As is well understood in management circles, “the fish rots from the head down.” The BBG was rated worst of mid-sized US government agencies in 2012 by a Deloitte survey, reported by GovExec.com (December 13). BBG Chairman Walter Isaacson – ex-CNN, like Steve Korn – resigned in February 2012, just short of two years and after publishing a well-regarded biography of Apple’s Steve Jobs. US President Barack Obama tapped NBCUniversal International president Jeffrey Shell as the next BBG chairman in September but Senate confirmation is waiting.
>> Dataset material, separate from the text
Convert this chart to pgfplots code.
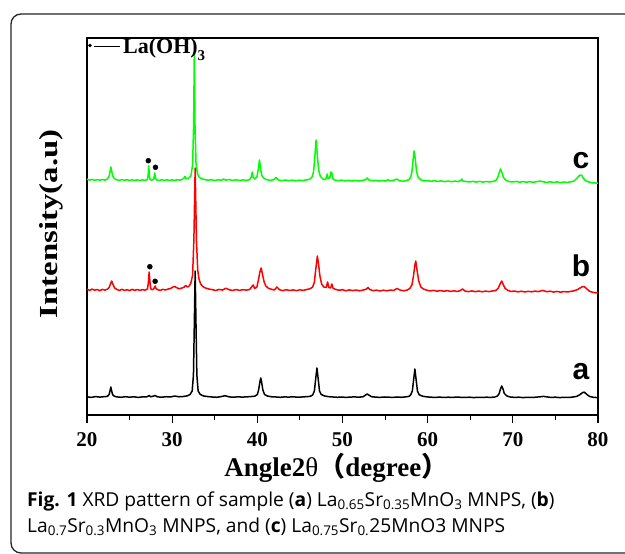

The BBG has nine Governors; four Democrats, four Republicans and the Secretary of State as ex-officio. Without a chairman, the BBG is governed, essentially, by neo-conservative (neo-con) Republicans still looking for WMD in various countries and fighting the Cold War. US neo-con media and think tanks criticized the recent Radio Liberty saga in detail and with apoplectic vigor. BBG Executive Director Jeffery Trimble, in charge of the agency’s day-to-day operations, is leading a six-month evaluation of the Russian service.

Russian media has given scant attention to the Radio Liberty story, mostly for putting dissident journalists out of work. Several of those fired, including war correspondent Andrei Babitsky, quickly set up an alternative website. Following last winter’s protests and the Pussy Riot trials, noted the New York Times in a lengthy report (January 6) Russians are fatigued by dissidents and opposition, more interested in new iPhones.

Several years ago the BBG hired an experienced commercial broadcaster to invigorate Arabic language services. DJs were hired and pop music played under the revolutionary notion that audience size mattered if any message could break through. The project collapsed as politicians dismissed the concept.